Momentum and Exit Velocity

1. Jan 6, 2012

Peter G.

Hi,

I was trying to figure whether a ball would have a larger exiting velocity if it started from rest or if it was coming towards me at a given velocity.

My first thought is that it would have a greater exiting velocity if it started at rest. When I hit an incoming ball it will change direction and, since momentum is a vector, I believed the exiting speed would be smaller.

I tried using some numbers from an old exercise question:

0.07 kg Ball
Time of Contact between Ball and Tennis Racket: 0.1 second
Maximum force exerted by Tennis Player 28 N
Incoming Speed: -10 m/s

The change in momentum the Tennis player can produce: F x Δt = 2.8 kgms

(I set the incoming velocity as negative)

2.8 = 0.07v - (0.07 * (-10))
2.8 = 0.07v + 0.7
v = 30 ms

Now, if the ball started at rest:

2.8 = 0.07v - 0
v = 40 ms

But if I set the incoming velocity as positive for example:

2.8 = (0.07 * -v) - 0.7
3.5 = (0.07 * -v)
v = - 50 ms

And this would change the whole thing!

I am probably making a stupid mistake somewhere, I am confused

Thanks,
Peter G.

2. Jan 6, 2012

rollcast

Using the reference frame for the velocity that you are using in the first equation, a positive velocity would imply the ball is moving away from you and negative means its coming towards you.

In the bold equation you have effective reversed this reference frame so a -ve velocity is moving away from you and +ve is coming towards you.

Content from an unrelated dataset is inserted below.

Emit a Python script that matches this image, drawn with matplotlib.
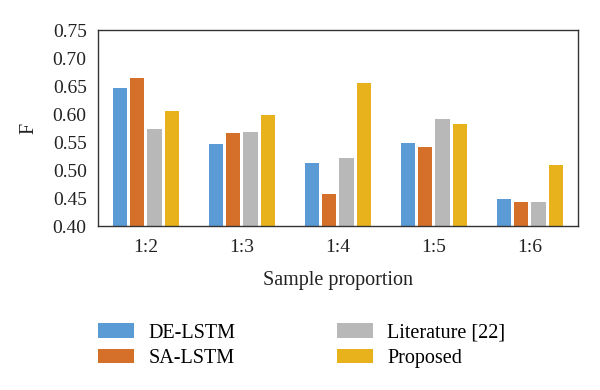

Also a tennis ball is an elastic collision so it makes it more difficult to calculate the true value as this can depend on the temperature, string tension, age of the ball etc. as these will change the elasticity of the tennis ball.

AL

3. Jan 6, 2012

Peter G.

Sorry, I am still a bit confused. I thought the +ve and -ve were just a convention, can it alter the result? So, even if we use the same ball we can't determine in which scenario it would come out faster?